How teachers and administrators can work together to create a culture that accepts and is committed to responding to higher level behaviors

As our students continue to demonstrate actions that make our eyes widen and our stomachs turn, we become discouraged, defeated, and less able to get to the business of teaching and ‘administrating.’ BUT, what if we developed a professional culture in our schools that accepted and actually expected these higher level behaviors, just as we have always accepted and expected academic challenges?

This workshop is for teachers, administrators, and all educators interested in working together to address Tier 2 behaviors – most especially those behaviors that feel beyond what we can manage in a typical day and that we cannot teach around.
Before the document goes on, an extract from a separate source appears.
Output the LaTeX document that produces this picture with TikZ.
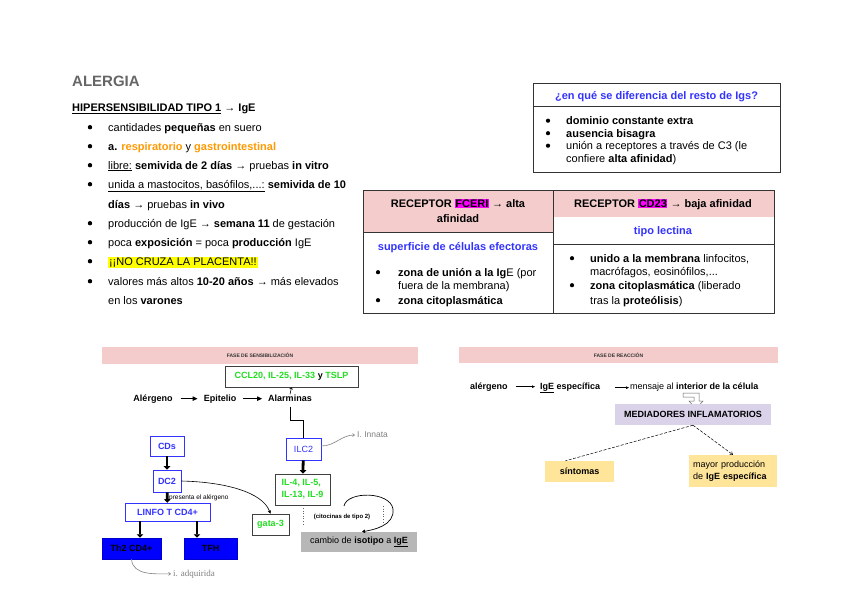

We will look at how your school can:

  • Decide, with consistency, what Tier 2 behaviors are for your school;
  • Identify the changes in Tier 1 behavior supports that would dramatically reduce Tier 2 behaviors;
  • Address serious causal factors behind some behaviors, such as trauma, lack of social skills, overwhelming environmental stressors;
  • Identify Tier 2 behaviors best handled in the classroom by the teacher and paraprofessional, and how they can be handled effectively in that setting;
  • Identify Tier 2 behaviors best handled by an administrator, and ways to handle them effectively;
    Identify what the administration can do to respond and support the classroom teacher who is handling Tier 2 behaviors;
  • Establish logical/restorative consequences that hold students accountable for their behavior;
    Develop a Student Support Center as a Tier 2 intervention for when a student should not remain in the classroom;
  • Use behavioral data to determine the effectiveness of interventions;
  • Evaluate whether rewards and incentives are working or not, and only use those that prove effective;
  • Alleviate the often strained relationships with parents/caregivers of children who are struggling;
  • Create a culture of support for one another, without judgement, that allows everyone to pull together, persevere, and be resilient when facing daily behavior challenges.

Audience: General and special education teachers, school and district administrators, guidance counselors, school social workers, school adjustment counselors, school psychologists, paraprofessionals, PreK-12.